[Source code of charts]
• • • •

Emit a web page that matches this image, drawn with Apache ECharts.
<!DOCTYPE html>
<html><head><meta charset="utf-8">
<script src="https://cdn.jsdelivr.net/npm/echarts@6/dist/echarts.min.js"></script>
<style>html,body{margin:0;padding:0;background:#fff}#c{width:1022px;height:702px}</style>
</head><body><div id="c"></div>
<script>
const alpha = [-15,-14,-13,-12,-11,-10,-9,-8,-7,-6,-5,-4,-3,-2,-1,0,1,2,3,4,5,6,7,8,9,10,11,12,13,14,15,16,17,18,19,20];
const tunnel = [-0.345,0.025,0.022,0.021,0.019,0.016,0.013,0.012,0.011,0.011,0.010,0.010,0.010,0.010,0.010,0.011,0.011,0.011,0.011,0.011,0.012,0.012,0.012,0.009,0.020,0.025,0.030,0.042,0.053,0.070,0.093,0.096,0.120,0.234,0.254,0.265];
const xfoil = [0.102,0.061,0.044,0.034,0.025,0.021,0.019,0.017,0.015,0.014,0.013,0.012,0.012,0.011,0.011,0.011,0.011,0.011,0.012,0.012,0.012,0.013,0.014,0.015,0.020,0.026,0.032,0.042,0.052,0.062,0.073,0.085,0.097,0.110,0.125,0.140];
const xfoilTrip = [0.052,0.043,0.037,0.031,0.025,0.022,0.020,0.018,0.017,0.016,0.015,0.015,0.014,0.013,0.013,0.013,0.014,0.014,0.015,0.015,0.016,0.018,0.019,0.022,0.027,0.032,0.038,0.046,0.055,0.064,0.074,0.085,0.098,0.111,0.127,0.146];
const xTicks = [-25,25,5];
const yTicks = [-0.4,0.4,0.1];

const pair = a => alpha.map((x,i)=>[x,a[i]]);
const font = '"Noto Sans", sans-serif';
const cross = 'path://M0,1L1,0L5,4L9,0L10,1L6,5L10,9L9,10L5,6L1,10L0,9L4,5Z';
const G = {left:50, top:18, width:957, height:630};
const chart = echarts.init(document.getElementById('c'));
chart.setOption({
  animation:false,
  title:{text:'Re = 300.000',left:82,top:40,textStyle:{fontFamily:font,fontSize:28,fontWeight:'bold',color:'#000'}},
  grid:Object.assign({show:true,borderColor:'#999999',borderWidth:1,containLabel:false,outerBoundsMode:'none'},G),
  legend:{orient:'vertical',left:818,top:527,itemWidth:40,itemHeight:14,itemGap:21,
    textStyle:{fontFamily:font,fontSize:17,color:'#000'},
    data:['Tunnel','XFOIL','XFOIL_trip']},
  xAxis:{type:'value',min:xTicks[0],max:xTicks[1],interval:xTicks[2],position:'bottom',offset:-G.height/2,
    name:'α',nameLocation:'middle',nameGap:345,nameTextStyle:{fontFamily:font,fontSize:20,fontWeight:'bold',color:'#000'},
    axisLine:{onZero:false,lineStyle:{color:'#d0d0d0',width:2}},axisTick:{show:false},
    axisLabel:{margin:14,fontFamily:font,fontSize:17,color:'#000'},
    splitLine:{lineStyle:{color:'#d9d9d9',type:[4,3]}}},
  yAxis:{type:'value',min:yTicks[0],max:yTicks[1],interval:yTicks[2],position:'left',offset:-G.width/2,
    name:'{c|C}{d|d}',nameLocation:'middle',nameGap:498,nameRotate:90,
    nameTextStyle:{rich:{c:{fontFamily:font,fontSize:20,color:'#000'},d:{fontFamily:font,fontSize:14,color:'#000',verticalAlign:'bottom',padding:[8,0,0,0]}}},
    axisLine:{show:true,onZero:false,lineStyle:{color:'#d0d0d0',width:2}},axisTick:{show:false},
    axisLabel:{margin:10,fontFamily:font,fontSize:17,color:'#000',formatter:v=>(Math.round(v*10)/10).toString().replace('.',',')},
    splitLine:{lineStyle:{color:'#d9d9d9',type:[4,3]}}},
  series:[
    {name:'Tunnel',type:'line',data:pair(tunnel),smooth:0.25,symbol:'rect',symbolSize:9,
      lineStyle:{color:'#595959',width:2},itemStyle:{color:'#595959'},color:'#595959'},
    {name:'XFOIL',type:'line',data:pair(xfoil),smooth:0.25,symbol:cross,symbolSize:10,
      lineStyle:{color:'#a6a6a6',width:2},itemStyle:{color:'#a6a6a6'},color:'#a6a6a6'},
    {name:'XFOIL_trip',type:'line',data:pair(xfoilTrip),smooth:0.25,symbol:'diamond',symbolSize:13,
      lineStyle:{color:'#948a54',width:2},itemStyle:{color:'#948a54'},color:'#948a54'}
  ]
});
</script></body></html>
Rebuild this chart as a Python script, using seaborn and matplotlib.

• • • •

**Exercise:**
Retype all the records, matching them exactly.

**Answer below:**
Emit a web page that matches this image, drawn with Apache ECharts.
<!DOCTYPE html>
<html><head><meta charset="utf-8">
<script src="https://cdn.jsdelivr.net/npm/echarts@6/dist/echarts.min.js"></script>
<style>html,body{margin:0;padding:0;background:#fff}#c{width:1022px;height:702px}</style>
</head><body><div id="c"></div>
<script>
const alpha = [-15,-14,-13,-12,-11,-10,-9,-8,-7,-6,-5,-4,-3,-2,-1,0,1,2,3,4,5,6,7,8,9,10,11,12,13,14,15,16,17,18,19,20];
const tunnel = [-0.345,0.025,0.022,0.021,0.019,0.016,0.013,0.012,0.011,0.011,0.010,0.010,0.010,0.010,0.010,0.011,0.011,0.011,0.011,0.011,0.012,0.012,0.012,0.009,0.020,0.025,0.030,0.042,0.053,0.070,0.093,0.096,0.120,0.234,0.254,0.265];
const xfoil = [0.102,0.061,0.044,0.034,0.025,0.021,0.019,0.017,0.015,0.014,0.013,0.012,0.012,0.011,0.011,0.011,0.011,0.011,0.012,0.012,0.012,0.013,0.014,0.015,0.020,0.026,0.032,0.042,0.052,0.062,0.073,0.085,0.097,0.110,0.125,0.140];
const xfoilTrip = [0.052,0.043,0.037,0.031,0.025,0.022,0.020,0.018,0.017,0.016,0.015,0.015,0.014,0.013,0.013,0.013,0.014,0.014,0.015,0.015,0.016,0.018,0.019,0.022,0.027,0.032,0.038,0.046,0.055,0.064,0.074,0.085,0.098,0.111,0.127,0.146];
const xTicks = [-25,25,5];
const yTicks = [-0.4,0.4,0.1];

const pair = a => alpha.map((x,i)=>[x,a[i]]);
const font = '"Noto Sans", sans-serif';
const cross = 'path://M0,1L1,0L5,4L9,0L10,1L6,5L10,9L9,10L5,6L1,10L0,9L4,5Z';
const G = {left:50, top:18, width:957, height:630};
const chart = echarts.init(document.getElementById('c'));
chart.setOption({
  animation:false,
  title:{text:'Re = 300.000',left:82,top:40,textStyle:{fontFamily:font,fontSize:28,fontWeight:'bold',color:'#000'}},
  grid:Object.assign({show:true,borderColor:'#999999',borderWidth:1,containLabel:false,outerBoundsMode:'none'},G),
  legend:{orient:'vertical',left:818,top:527,itemWidth:40,itemHeight:14,itemGap:21,
    textStyle:{fontFamily:font,fontSize:17,color:'#000'},
    data:['Tunnel','XFOIL','XFOIL_trip']},
  xAxis:{type:'value',min:xTicks[0],max:xTicks[1],interval:xTicks[2],position:'bottom',offset:-G.height/2,
    name:'α',nameLocation:'middle',nameGap:345,nameTextStyle:{fontFamily:font,fontSize:20,fontWeight:'bold',color:'#000'},
    axisLine:{onZero:false,lineStyle:{color:'#d0d0d0',width:2}},axisTick:{show:false},
    axisLabel:{margin:14,fontFamily:font,fontSize:17,color:'#000'},
    splitLine:{lineStyle:{color:'#d9d9d9',type:[4,3]}}},
  yAxis:{type:'value',min:yTicks[0],max:yTicks[1],interval:yTicks[2],position:'left',offset:-G.width/2,
    name:'{c|C}{d|d}',nameLocation:'middle',nameGap:498,nameRotate:90,
    nameTextStyle:{rich:{c:{fontFamily:font,fontSize:20,color:'#000'},d:{fontFamily:font,fontSize:14,color:'#000',verticalAlign:'bottom',padding:[8,0,0,0]}}},
    axisLine:{show:true,onZero:false,lineStyle:{color:'#d0d0d0',width:2}},axisTick:{show:false},
    axisLabel:{margin:10,fontFamily:font,fontSize:17,color:'#000',formatter:v=>(Math.round(v*10)/10).toString().replace('.',',')},
    splitLine:{lineStyle:{color:'#d9d9d9',type:[4,3]}}},
  series:[
    {name:'Tunnel',type:'line',data:pair(tunnel),smooth:0.25,symbol:'rect',symbolSize:9,
      lineStyle:{color:'#595959',width:2},itemStyle:{color:'#595959'},color:'#595959'},
    {name:'XFOIL',type:'line',data:pair(xfoil),smooth:0.25,symbol:cross,symbolSize:10,
      lineStyle:{color:'#a6a6a6',width:2},itemStyle:{color:'#a6a6a6'},color:'#a6a6a6'},
    {name:'XFOIL_trip',type:'line',data:pair(xfoilTrip),smooth:0.25,symbol:'diamond',symbolSize:13,
      lineStyle:{color:'#948a54',width:2},itemStyle:{color:'#948a54'},color:'#948a54'}
  ]
});
</script></body></html>
Rebuild this chart as a Python script, using seaborn and matplotlib.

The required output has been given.